> _What you should do_: Carry none of the pictures over; write out the complete data exactly.

— Begin Information provided —

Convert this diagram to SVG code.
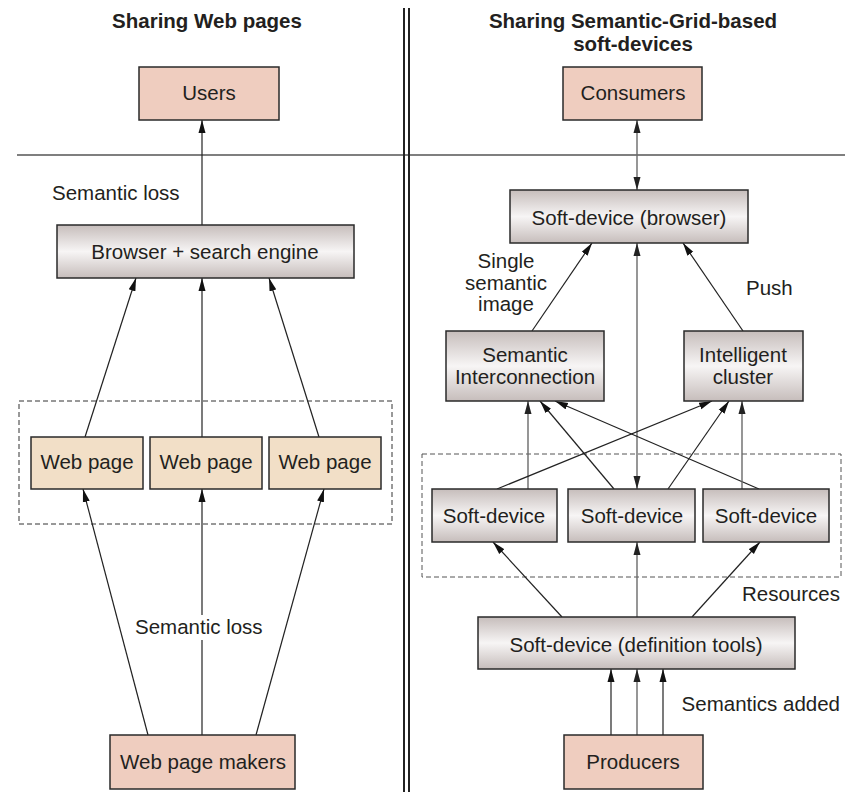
<svg xmlns="http://www.w3.org/2000/svg" width="850" height="795" viewBox="0 0 850 795">
<style>
text{font-family:"Liberation Sans",Arial,sans-serif;font-size:20.5px;fill:#231f20}
.t{font-weight:bold}
.c{text-anchor:middle}
.e{text-anchor:end}
.box{stroke:#2a2a2a;stroke-width:1.5}
.sal{fill:#efcdbf}
.bei{fill:#f2dfc7}
.gr{fill:url(#g)}
.ln{stroke:#222;stroke-width:1.2;fill:none}
.lg{stroke:#6a6a6a;stroke-width:1.4;fill:none}
.a{marker-end:url(#ah)}
.ag{marker-end:url(#ahg)}
.dg{marker-start:url(#ahg);marker-end:url(#ahg)}
</style>
<defs>
<linearGradient id="g" x1="0" y1="0" x2="0" y2="1">
<stop offset="0" stop-color="#c6bdbb"/>
<stop offset="0.5" stop-color="#f7f5f5"/>
<stop offset="1" stop-color="#c6bdbb"/>
</linearGradient>
<marker id="ah" markerUnits="userSpaceOnUse" markerWidth="14" markerHeight="8" refX="13" refY="4" orient="auto-start-reverse">
<path d="M0,0.5 L13,4 L0,7.5 z" fill="#111"/>
</marker>
<marker id="ahg" markerUnits="userSpaceOnUse" markerWidth="14" markerHeight="8" refX="13" refY="4" orient="auto-start-reverse">
<path d="M0,0.5 L13,4 L0,7.5 z" fill="#222"/>
</marker>
</defs>

<g id="frame">
<line x1="17" y1="155" x2="845" y2="155" stroke="#555" stroke-width="1.5"/>
<line x1="404" y1="8" x2="404" y2="792" stroke="#222" stroke-width="2"/>
<line x1="409" y1="8" x2="409" y2="792" stroke="#222" stroke-width="2"/>
<rect x="19" y="401" width="373" height="123" fill="none" stroke="#333" stroke-width="1" stroke-dasharray="5,3"/>
<rect x="422" y="454" width="419" height="123" fill="none" stroke="#555" stroke-width="1" stroke-dasharray="5,3"/>
</g>

<g id="titles">
<text class="t c" x="207" y="28">Sharing Web pages</text>
<text class="t c" x="633" y="28">Sharing Semantic-Grid-based</text>
<text class="t c" x="633" y="51">soft-devices</text>
</g>

<g id="connectors">
<line class="ln a" x1="202" y1="225" x2="202" y2="120"/>
<line class="ln a" x1="85" y1="437" x2="136" y2="278"/>
<line class="ln a" x1="202" y1="437" x2="202" y2="278"/>
<line class="ln a" x1="319" y1="437" x2="269" y2="278"/>
<line class="ln a" x1="148" y1="735" x2="83" y2="489"/>
<line class="ln" x1="202" y1="735" x2="202" y2="640"/>
<line class="ln a" x1="202" y1="615" x2="202" y2="489"/>
<line class="ln a" x1="256" y1="735" x2="324" y2="489"/>

<line class="lg dg" x1="637" y1="120" x2="637" y2="190"/>
<line class="ln a" x1="532" y1="331" x2="592" y2="243"/>
<line class="lg dg" x1="637" y1="489" x2="637" y2="243"/>
<line class="ln a" x1="743" y1="331" x2="683" y2="243"/>
<line class="lg ag" x1="528" y1="489" x2="528" y2="401"/>
<line class="ln a" x1="497" y1="489" x2="712" y2="401"/>
<line class="ln a" x1="614" y1="489" x2="540" y2="401"/>
<line class="ln a" x1="668" y1="489" x2="729" y2="401"/>
<line class="ln a" x1="759" y1="489" x2="555" y2="401"/>
<line class="lg ag" x1="742" y1="489" x2="742" y2="401"/>
<line class="ln a" x1="562" y1="617" x2="493" y2="542"/>
<line class="lg ag" x1="637" y1="617" x2="637" y2="542"/>
<line class="ln a" x1="692" y1="617" x2="760" y2="542"/>
<line class="ln a" x1="611" y1="735" x2="611" y2="669"/>
<line class="lg ag" x1="637" y1="735" x2="637" y2="669"/>
<line class="ln a" x1="663" y1="735" x2="663" y2="669"/>
</g>

<g id="labels">
<text x="52" y="200">Semantic loss</text>
<text x="135" y="634">Semantic loss</text>
<text class="c" x="506" y="268">Single</text>
<text class="c" x="506" y="290">semantic</text>
<text class="c" x="506" y="311">image</text>
<text x="746" y="295">Push</text>
<text class="e" x="840" y="601">Resources</text>
<text class="e" x="840" y="711">Semantics added</text>
</g>

<g id="users"><rect class="box sal" x="139" y="67" width="140" height="53"/><text class="c" x="209" y="100">Users</text></g>
<g id="browser-search"><rect class="box gr" x="57" y="225" width="297" height="53"/><text class="c" x="205" y="259">Browser + search engine</text></g>
<g id="webpage1"><rect class="box bei" x="31" y="437" width="112" height="52"/><text class="c" x="87" y="469">Web page</text></g>
<g id="webpage2"><rect class="box bei" x="150" y="437" width="112" height="52"/><text class="c" x="206" y="469">Web page</text></g>
<g id="webpage3"><rect class="box bei" x="269" y="437" width="112" height="52"/><text class="c" x="325" y="469">Web page</text></g>
<g id="makers"><rect class="box sal" x="110" y="735" width="185" height="54"/><text class="c" x="203" y="769">Web page makers</text></g>

<g id="consumers"><rect class="box sal" x="563" y="67" width="139" height="53"/><text class="c" x="633" y="100">Consumers</text></g>
<g id="sd-browser"><rect class="box gr" x="510" y="190" width="238" height="53"/><text class="c" x="629" y="225">Soft-device (browser)</text></g>
<g id="sem-inter"><rect class="box gr" x="446" y="331" width="158" height="70"/><text class="c" x="525" y="362">Semantic</text><text class="c" x="525" y="384">Interconnection</text></g>
<g id="intel-cluster"><rect class="box gr" x="684" y="331" width="119" height="70"/><text class="c" x="743" y="362">Intelligent</text><text class="c" x="743" y="384">cluster</text></g>
<g id="sd1"><rect class="box gr" x="432" y="489" width="125" height="53"/><text class="c" x="494" y="523">Soft-device</text></g>
<g id="sd2"><rect class="box gr" x="568" y="489" width="127" height="53"/><text class="c" x="632" y="523">Soft-device</text></g>
<g id="sd3"><rect class="box gr" x="703" y="489" width="126" height="53"/><text class="c" x="766" y="523">Soft-device</text></g>
<g id="sd-def"><rect class="box gr" x="478" y="617" width="317" height="52"/><text class="c" x="636" y="652">Soft-device (definition tools)</text></g>
<g id="producers"><rect class="box sal" x="564" y="735" width="139" height="54"/><text class="c" x="633" y="769">Producers</text></g>
</svg>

— End Information provided —

> _Written answer_:
Convert this diagram to SVG code.
<svg xmlns="http://www.w3.org/2000/svg" width="850" height="795" viewBox="0 0 850 795">
<style>
text{font-family:"Liberation Sans",Arial,sans-serif;font-size:20.5px;fill:#231f20}
.t{font-weight:bold}
.c{text-anchor:middle}
.e{text-anchor:end}
.box{stroke:#2a2a2a;stroke-width:1.5}
.sal{fill:#efcdbf}
.bei{fill:#f2dfc7}
.gr{fill:url(#g)}
.ln{stroke:#222;stroke-width:1.2;fill:none}
.lg{stroke:#6a6a6a;stroke-width:1.4;fill:none}
.a{marker-end:url(#ah)}
.ag{marker-end:url(#ahg)}
.dg{marker-start:url(#ahg);marker-end:url(#ahg)}
</style>
<defs>
<linearGradient id="g" x1="0" y1="0" x2="0" y2="1">
<stop offset="0" stop-color="#c6bdbb"/>
<stop offset="0.5" stop-color="#f7f5f5"/>
<stop offset="1" stop-color="#c6bdbb"/>
</linearGradient>
<marker id="ah" markerUnits="userSpaceOnUse" markerWidth="14" markerHeight="8" refX="13" refY="4" orient="auto-start-reverse">
<path d="M0,0.5 L13,4 L0,7.5 z" fill="#111"/>
</marker>
<marker id="ahg" markerUnits="userSpaceOnUse" markerWidth="14" markerHeight="8" refX="13" refY="4" orient="auto-start-reverse">
<path d="M0,0.5 L13,4 L0,7.5 z" fill="#222"/>
</marker>
</defs>

<g id="frame">
<line x1="17" y1="155" x2="845" y2="155" stroke="#555" stroke-width="1.5"/>
<line x1="404" y1="8" x2="404" y2="792" stroke="#222" stroke-width="2"/>
<line x1="409" y1="8" x2="409" y2="792" stroke="#222" stroke-width="2"/>
<rect x="19" y="401" width="373" height="123" fill="none" stroke="#333" stroke-width="1" stroke-dasharray="5,3"/>
<rect x="422" y="454" width="419" height="123" fill="none" stroke="#555" stroke-width="1" stroke-dasharray="5,3"/>
</g>

<g id="titles">
<text class="t c" x="207" y="28">Sharing Web pages</text>
<text class="t c" x="633" y="28">Sharing Semantic-Grid-based</text>
<text class="t c" x="633" y="51">soft-devices</text>
</g>

<g id="connectors">
<line class="ln a" x1="202" y1="225" x2="202" y2="120"/>
<line class="ln a" x1="85" y1="437" x2="136" y2="278"/>
<line class="ln a" x1="202" y1="437" x2="202" y2="278"/>
<line class="ln a" x1="319" y1="437" x2="269" y2="278"/>
<line class="ln a" x1="148" y1="735" x2="83" y2="489"/>
<line class="ln" x1="202" y1="735" x2="202" y2="640"/>
<line class="ln a" x1="202" y1="615" x2="202" y2="489"/>
<line class="ln a" x1="256" y1="735" x2="324" y2="489"/>

<line class="lg dg" x1="637" y1="120" x2="637" y2="190"/>
<line class="ln a" x1="532" y1="331" x2="592" y2="243"/>
<line class="lg dg" x1="637" y1="489" x2="637" y2="243"/>
<line class="ln a" x1="743" y1="331" x2="683" y2="243"/>
<line class="lg ag" x1="528" y1="489" x2="528" y2="401"/>
<line class="ln a" x1="497" y1="489" x2="712" y2="401"/>
<line class="ln a" x1="614" y1="489" x2="540" y2="401"/>
<line class="ln a" x1="668" y1="489" x2="729" y2="401"/>
<line class="ln a" x1="759" y1="489" x2="555" y2="401"/>
<line class="lg ag" x1="742" y1="489" x2="742" y2="401"/>
<line class="ln a" x1="562" y1="617" x2="493" y2="542"/>
<line class="lg ag" x1="637" y1="617" x2="637" y2="542"/>
<line class="ln a" x1="692" y1="617" x2="760" y2="542"/>
<line class="ln a" x1="611" y1="735" x2="611" y2="669"/>
<line class="lg ag" x1="637" y1="735" x2="637" y2="669"/>
<line class="ln a" x1="663" y1="735" x2="663" y2="669"/>
</g>

<g id="labels">
<text x="52" y="200">Semantic loss</text>
<text x="135" y="634">Semantic loss</text>
<text class="c" x="506" y="268">Single</text>
<text class="c" x="506" y="290">semantic</text>
<text class="c" x="506" y="311">image</text>
<text x="746" y="295">Push</text>
<text class="e" x="840" y="601">Resources</text>
<text class="e" x="840" y="711">Semantics added</text>
</g>

<g id="users"><rect class="box sal" x="139" y="67" width="140" height="53"/><text class="c" x="209" y="100">Users</text></g>
<g id="browser-search"><rect class="box gr" x="57" y="225" width="297" height="53"/><text class="c" x="205" y="259">Browser + search engine</text></g>
<g id="webpage1"><rect class="box bei" x="31" y="437" width="112" height="52"/><text class="c" x="87" y="469">Web page</text></g>
<g id="webpage2"><rect class="box bei" x="150" y="437" width="112" height="52"/><text class="c" x="206" y="469">Web page</text></g>
<g id="webpage3"><rect class="box bei" x="269" y="437" width="112" height="52"/><text class="c" x="325" y="469">Web page</text></g>
<g id="makers"><rect class="box sal" x="110" y="735" width="185" height="54"/><text class="c" x="203" y="769">Web page makers</text></g>

<g id="consumers"><rect class="box sal" x="563" y="67" width="139" height="53"/><text class="c" x="633" y="100">Consumers</text></g>
<g id="sd-browser"><rect class="box gr" x="510" y="190" width="238" height="53"/><text class="c" x="629" y="225">Soft-device (browser)</text></g>
<g id="sem-inter"><rect class="box gr" x="446" y="331" width="158" height="70"/><text class="c" x="525" y="362">Semantic</text><text class="c" x="525" y="384">Interconnection</text></g>
<g id="intel-cluster"><rect class="box gr" x="684" y="331" width="119" height="70"/><text class="c" x="743" y="362">Intelligent</text><text class="c" x="743" y="384">cluster</text></g>
<g id="sd1"><rect class="box gr" x="432" y="489" width="125" height="53"/><text class="c" x="494" y="523">Soft-device</text></g>
<g id="sd2"><rect class="box gr" x="568" y="489" width="127" height="53"/><text class="c" x="632" y="523">Soft-device</text></g>
<g id="sd3"><rect class="box gr" x="703" y="489" width="126" height="53"/><text class="c" x="766" y="523">Soft-device</text></g>
<g id="sd-def"><rect class="box gr" x="478" y="617" width="317" height="52"/><text class="c" x="636" y="652">Soft-device (definition tools)</text></g>
<g id="producers"><rect class="box sal" x="564" y="735" width="139" height="54"/><text class="c" x="633" y="769">Producers</text></g>
</svg>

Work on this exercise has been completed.